16 SEP 15
For decades, a trip to the Grand Canyon has been the ultimate summer vacation outing for families all around the world. With it’s breathtaking views, and natural wonder, it’s no surprise that the national park that houses one of Mother Nature’s most epic creations stays incredibly busy year-round.
I hit the Grand Canyon this week to relive my childhood summer vacation memories and to experience the park in a way that most people don’t—by venturing below the rim. Clad in heavy duty hiking boots and sporting my trusty backpack full of water and other supplies, I ventured around the park, often times connecting with paths that ebbed and flowed alongside some of the parks main paved roads. I stared in awe at the throngs of charter busses, packed to the brim with well-dressed tourists eager to snap a selfie at one of the many designated overlooks near the visitor center before hopping back on the bus and heading back to a nearby hotel. I felt sorry for them. All crammed on top of one another, vying for a quick view to aim their point-and-shoot cameras at before their vehicle carried them off on a trail of tar. One after another, they passed by. Staring out the windows at the wildlife and rugged hikers daring to travel the park by foot. After awhile, I realized the feeling was mutual. I could see the confusion and sorrow in their eyes for the poor traveler forced to brave the elements. It was overwhelming at how few people in the park actually wanted to experience it’s grandeur. It was time to get off the beaten path. And that meant traveling below the canyon rim.

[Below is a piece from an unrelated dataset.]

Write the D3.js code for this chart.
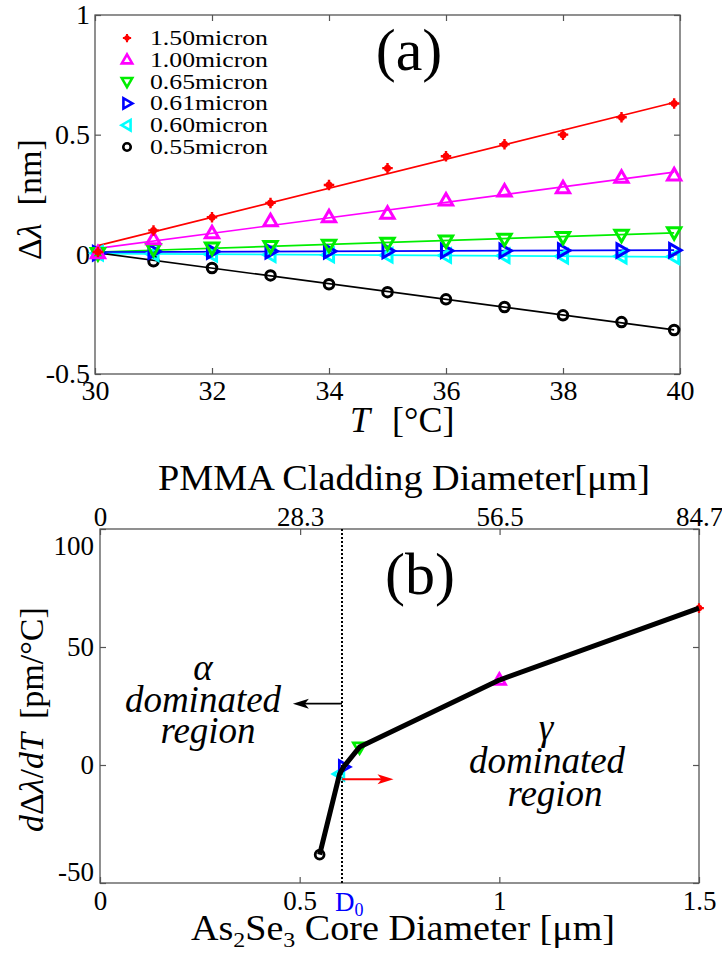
<!DOCTYPE html>
<html>
<head>
<meta charset="utf-8">
<script src="https://cdn.jsdelivr.net/npm/d3@7"></script>
<style>
  html, body { margin: 0; padding: 0; background: #fff; }
  svg { display: block; }
</style>
</head>
<body>
<div id="chart"></div>
<script>
// ---------------- Data: panel (a) ----------------
const temperature = [30.05, 31, 32, 33, 34, 35, 36, 37, 38, 39, 39.9];
const shift150 = [0.01, 0.10, 0.155, 0.215, 0.29, 0.36, 0.41, 0.46, 0.50, 0.573, 0.63];
const shift100 = [0.005, 0.063, 0.088, 0.138, 0.155, 0.17, 0.225, 0.263, 0.276, 0.32, 0.33];
const shift065 = [0.005, 0.022, 0.028, 0.035, 0.04, 0.048, 0.058, 0.065, 0.072, 0.082, 0.092];
const shift061 = [0.005, 0.012, 0.012, 0.013, 0.013, 0.014, 0.015, 0.015, 0.016, 0.016, 0.017];
const shift060 = [0.005, 0.002, 0.0, -0.002, -0.003, -0.004, -0.005, -0.006, -0.008, -0.008, -0.01];
const shift055 = [0.01, -0.029, -0.057, -0.088, -0.125, -0.158, -0.188, -0.22, -0.255, -0.283, -0.316];
const legendLabels = ["1.50micron", "1.00micron", "0.65micron", "0.61micron", "0.60micron", "0.55micron"];
const seriesColors = ["#ff0000", "#ff00ff", "#00ee00", "#0000ff", "#00ffff", "#000000"];
const seriesMarkers = ["star", "up", "down", "right", "left", "circle"];
const aTicksX = [30, 32, 34, 36, 38, 40];
const aTicksY = [-0.5, 0, 0.5, 1];

// ---------------- Data: panel (b) ----------------
const coreDiameter = [0.55, 0.60, 0.61, 0.65, 1.00, 1.50];
const sensitivity = [-38, -3.8, -0.8, 7.6, 36, 66.5];
const pointColors = ["#000000", "#00ffff", "#0000ff", "#00ee00", "#ff00ff", "#ff0000"];
const pointMarkers = ["circle", "left", "right", "down", "up", "star"];
const bTicksX = [0, 0.5, 1, 1.5];
const bTicksY = [-50, 0, 50, 100];
const claddingTicks = [0, 28.3, 56.5, 84.7];
const D0 = 0.606;
const alphaArrow = {y: 26, x0: D0, x1: 0.483};
const gammaArrow = {y: -6, x0: D0, x1: 0.735};

// ---------------- Setup ----------------
const W = 722, H = 953;
const FONT = "Liberation Serif";
const svg = d3.select("#chart").append("svg").attr("width", W).attr("height", H)
  .style("font-family", FONT);
const AXC = "#555";

function markerPath(type, r) {
  const s = r;
  switch (type) {
    case "up":    return `M0,${-s} L${s*0.95},${s*0.65} L${-s*0.95},${s*0.65}Z`;
    case "down":  return `M0,${s} L${s*0.95},${-s*0.65} L${-s*0.95},${-s*0.65}Z`;
    case "right": return `M${s},0 L${-s*0.65},${s*0.95} L${-s*0.65},${-s*0.95}Z`;
    case "left":  return `M${-s},0 L${s*0.65},${s*0.95} L${s*0.65},${-s*0.95}Z`;
  }
  return null;
}
function drawMarker(g, type, color, x, y, r, sw) {
  if (type === "circle") {
    g.append("circle").attr("cx", x).attr("cy", y).attr("r", r*0.68)
      .attr("fill", "none").attr("stroke", color).attr("stroke-width", sw);
  } else if (type === "star") {
    g.append("circle").attr("cx", x).attr("cy", y).attr("r", r*0.5).attr("fill", color);
    g.append("path").attr("d", `M${x-r*0.75},${y} H${x+r*0.75} M${x},${y-r*0.75} V${y+r*0.75}`)
      .attr("stroke", color).attr("stroke-width", sw*0.8);
  } else {
    g.append("path").attr("transform", `translate(${x},${y})`).attr("d", markerPath(type, r))
      .attr("fill", "none").attr("stroke", color).attr("stroke-width", sw)
      .attr("stroke-linejoin", "miter");
  }
}
function txt(g) { return g.append("text").style("font-family", FONT).attr("fill", "#000"); }

// ================= Panel (a) =================
const xa = d3.scaleLinear().domain([30, 40]).range([95, 680]);
const ya = d3.scaleLinear().domain([-0.5, 1]).range([374, 15]);
const ga = svg.append("g");

const fmtA = d => d === -0.5 ? "-0.5" : String(d);
function styleAxis(sel, fs) {
  sel.attr("font-family", null).style("font-family", FONT);
  sel.select(".domain").remove();
  sel.selectAll(".tick line").attr("stroke", AXC).attr("stroke-width", 1.2);
  sel.selectAll(".tick text").attr("font-size", fs).style("font-family", FONT).attr("fill", "#000");
}
ga.append("g").attr("transform", "translate(0,374)")
  .call(d3.axisBottom(xa).tickValues(aTicksX).tickSizeInner(-6).tickSizeOuter(0).tickPadding(6).tickFormat(d3.format("d")))
  .call(s => styleAxis(s, 28));
ga.append("g").attr("transform", "translate(0,15)")
  .call(d3.axisTop(xa).tickValues(aTicksX).tickSizeInner(-6).tickSizeOuter(0).tickFormat(""))
  .call(s => styleAxis(s, 28));
ga.append("g").attr("transform", "translate(95,0)")
  .call(d3.axisLeft(ya).tickValues(aTicksY).tickSizeInner(-6).tickSizeOuter(0).tickPadding(5).tickFormat(fmtA))
  .call(s => styleAxis(s, 28));
ga.append("g").attr("transform", "translate(680,0)")
  .call(d3.axisRight(ya).tickValues(aTicksY).tickSizeInner(-6).tickSizeOuter(0).tickFormat(""))
  .call(s => styleAxis(s, 28));
ga.append("rect").attr("x", 95).attr("y", 15).attr("width", 585).attr("height", 359)
  .attr("fill", "none").attr("stroke", AXC).attr("stroke-width", 1.3);

const seriesA = [shift150, shift100, shift065, shift061, shift060, shift055];
seriesA.forEach((vals, i) => {
  const n = vals.length;
  const mx = d3.mean(temperature), my = d3.mean(vals);
  let sxy = 0, sxx = 0;
  for (let k = 0; k < n; k++) { sxy += (temperature[k]-mx)*(vals[k]-my); sxx += (temperature[k]-mx)**2; }
  const b = sxy / sxx, a = my - b*mx;
  const t0 = temperature[0], t1 = temperature[n-1];
  ga.append("line").attr("x1", xa(t0)).attr("y1", ya(a + b*t0)).attr("x2", xa(t1)).attr("y2", ya(a + b*t1))
    .attr("stroke", seriesColors[i]).attr("stroke-width", 1.7);
});
for (let i = seriesA.length - 1; i >= 0; i--) {
  seriesA[i].forEach((v, k) => drawMarker(ga, seriesMarkers[i], seriesColors[i], xa(temperature[k]), ya(v), 7, 3));
}
const leg = ga.append("g");
legendLabels.forEach((lab, i) => {
  const cy = 38 + i*21.8;
  drawMarker(leg, seriesMarkers[i], seriesColors[i], 127, cy, 5.5, 2.6);
  txt(leg).attr("x", 150).attr("y", cy + 7).attr("font-size", 22)
    .attr("textLength", 118).attr("lengthAdjust", "spacingAndGlyphs").text(lab);
});
txt(ga).attr("x", 409).attr("y", 70).attr("text-anchor", "middle").attr("font-size", 60).text("(a)");
txt(ga).attr("x", 350).attr("y", 432).attr("font-size", 36)
  .call(t => { t.append("tspan").attr("font-style", "italic").text("T");
               t.append("tspan").attr("dx", 22).text("[°C]"); });
txt(ga).attr("transform", "translate(41,260) rotate(-90)").attr("font-size", 34)
  .call(t => { t.append("tspan").text("Δ");
               t.append("tspan").attr("font-style", "italic").text("λ");
               t.append("tspan").attr("dx", 18).text("[nm]"); });

// ================= Panel (b) =================
const xb = d3.scaleLinear().domain([0, 1.5]).range([100, 699]);
const xbTop = d3.scaleLinear().domain([0, 84.7]).range([100, 699]);
const yb = d3.scaleLinear().domain([-50, 100]).range([883, 529]);
const gb = svg.append("g");

gb.append("g").attr("transform", "translate(0,883)")
  .call(d3.axisBottom(xb).tickValues(bTicksX).tickSizeInner(-6).tickSizeOuter(0).tickPadding(8).tickFormat(d => String(d)))
  .call(s => styleAxis(s, 27));
gb.append("g").attr("transform", "translate(0,529)")
  .call(d3.axisTop(xbTop).tickValues(claddingTicks).tickSizeInner(-6).tickSizeOuter(0).tickPadding(3).tickFormat(d => String(d)))
  .call(s => styleAxis(s, 27));
const yAxB = gb.append("g").attr("transform", "translate(100,0)")
  .call(d3.axisLeft(yb).tickValues(bTicksY).tickSizeInner(-6).tickSizeOuter(0).tickPadding(6).tickFormat(d => String(d)))
  .call(s => styleAxis(s, 27));
yAxB.selectAll(".tick text").filter(d => d === 100).attr("dy", "0.95em");
yAxB.selectAll(".tick text").filter(d => d === -50).attr("dy", "-0.08em");
gb.append("g").attr("transform", "translate(699,0)")
  .call(d3.axisRight(yb).tickValues(bTicksY).tickSizeInner(-6).tickSizeOuter(0).tickFormat(""))
  .call(s => styleAxis(s, 27));
gb.append("rect").attr("x", 100).attr("y", 529).attr("width", 599).attr("height", 354)
  .attr("fill", "none").attr("stroke", AXC).attr("stroke-width", 1.3);

gb.append("line").attr("x1", xb(D0)).attr("x2", xb(D0)).attr("y1", yb(100)).attr("y2", yb(-50))
  .attr("stroke", "#000").attr("stroke-width", 2).attr("stroke-dasharray", "2,2");
coreDiameter.forEach((d, i) => drawMarker(gb, pointMarkers[i], pointColors[i], xb(d), yb(sensitivity[i]), 6.5, 2.8));
gb.append("path").datum(coreDiameter.map((d, i) => [d, sensitivity[i]]))
  .attr("d", d3.line().x(p => xb(p[0])).y(p => yb(p[1])))
  .attr("fill", "none").attr("stroke", "#000").attr("stroke-width", 5).attr("stroke-linejoin", "round");
function arrow(g, x0, x1, y, color, sw) {
  const dir = Math.sign(x1 - x0);
  g.append("line").attr("x1", x0).attr("x2", x1 - dir*10).attr("y1", y).attr("y2", y)
    .attr("stroke", color).attr("stroke-width", sw);
  g.append("path").attr("d", `M${x1},${y} L${x1 - dir*16},${y-5} L${x1 - dir*12},${y} L${x1 - dir*16},${y+5}Z`)
    .attr("fill", color);
}
arrow(gb, xb(alphaArrow.x0), xb(alphaArrow.x1), yb(alphaArrow.y), "#000", 1.6);
arrow(gb, xb(gammaArrow.x0), xb(gammaArrow.x1), yb(gammaArrow.y), "#ff0000", 2);

txt(gb).attr("x", 420).attr("y", 594).attr("text-anchor", "middle").attr("font-size", 60).text("(b)");
const annA = gb.append("g").attr("font-style", "italic").attr("text-anchor", "middle").attr("font-size", 37);
txt(annA).attr("x", 203).attr("y", 680).text("α");
txt(annA).attr("x", 203).attr("y", 712).text("dominated");
txt(annA).attr("x", 208).attr("y", 743).text("region");
const annG = gb.append("g").attr("font-style", "italic").attr("text-anchor", "middle").attr("font-size", 37);
txt(annG).attr("x", 546).attr("y", 740).text("γ");
txt(annG).attr("x", 547).attr("y", 773).text("dominated");
txt(annG).attr("x", 555).attr("y", 806).text("region");

txt(gb).attr("x", 335).attr("y", 911).attr("font-size", 27).attr("fill", "#0000ff")
  .call(t => { t.append("tspan").attr("fill", "#0000ff").text("D");
               t.append("tspan").attr("fill", "#0000ff").attr("font-size", 18).attr("dy", 5).text("0"); });

txt(gb).attr("x", 404).attr("y", 490).attr("text-anchor", "middle").attr("font-size", 35)
  .attr("textLength", 492).attr("lengthAdjust", "spacingAndGlyphs").text("PMMA Cladding Diameter[μm]");
txt(gb).attr("x", 191).attr("y", 940).attr("font-size", 35)
  .attr("textLength", 424).attr("lengthAdjust", "spacingAndGlyphs")
  .call(t => { t.append("tspan").text("As");
               t.append("tspan").attr("font-size", 22).attr("dy", 7).text("2");
               t.append("tspan").attr("dy", -7).text("Se");
               t.append("tspan").attr("font-size", 22).attr("dy", 7).text("3");
               t.append("tspan").attr("dy", -7).text(" Core Diameter [μm]"); });
txt(gb).attr("transform", "translate(43,832) rotate(-90)").attr("font-size", 34)
  .call(t => { t.append("tspan").attr("font-style", "italic").text("d");
               t.append("tspan").text("Δ");
               t.append("tspan").attr("font-style", "italic").text("λ");
               t.append("tspan").text("/");
               t.append("tspan").attr("font-style", "italic").text("dT");
               t.append("tspan").attr("dx", 14).text("[pm/°C]"); });
</script>
</body>
</html>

It was a little after 5 o’clock in the morning when we hopped in the car and left our campsite in the Mather campgroup located in the Grand Canyon’s South Rim. It was pitch dark outside, and the thunderstorm that had hit the park the night before left a chill in the morning air that had us reaching for all of the layers and winter hats. We were headed to the South Kaibab trailhead, about a twenty minute drive from the campsite. The trail was supposedly home to some of the best places to catch the sun’s colorful morning rays as they crested over the canyon wall—casting light over the rocky nooks and crannies that make up the Grand Canyon’s interior. We arrived at the trailhead around 5:30 a.m. and started our descent beneath the canyon’s rim. A series of switchbacks quickly led us about 600 feet below the rim to the Ooh-Aah Point that provided us with our first look into the canyon towards the east just in time to see the first rays of light pour in—setting fire to every red rock and ridge they touched. The light show lasted about fifteen minutes, and a few other early-rising hikers gathered around us to take it all in. Some continued along the trail that led to several other resting places before reaching the river below. Some opted to make the steep hike back up to the rim to head back to the campsite for a rewarding breakfast or another hour of sleep. For us, it was enough to be right where we were. Staring down at the earth below, trying to pinpoint the actual canyon floor and pointing out newly lit up rock formations and canyon treasures that we hadn’t noticed before.
For some people, tar trails and selfie stick-worthy overlooks are enough—but if you really want to see the Grand Canyon—take a trip below the canyon rim.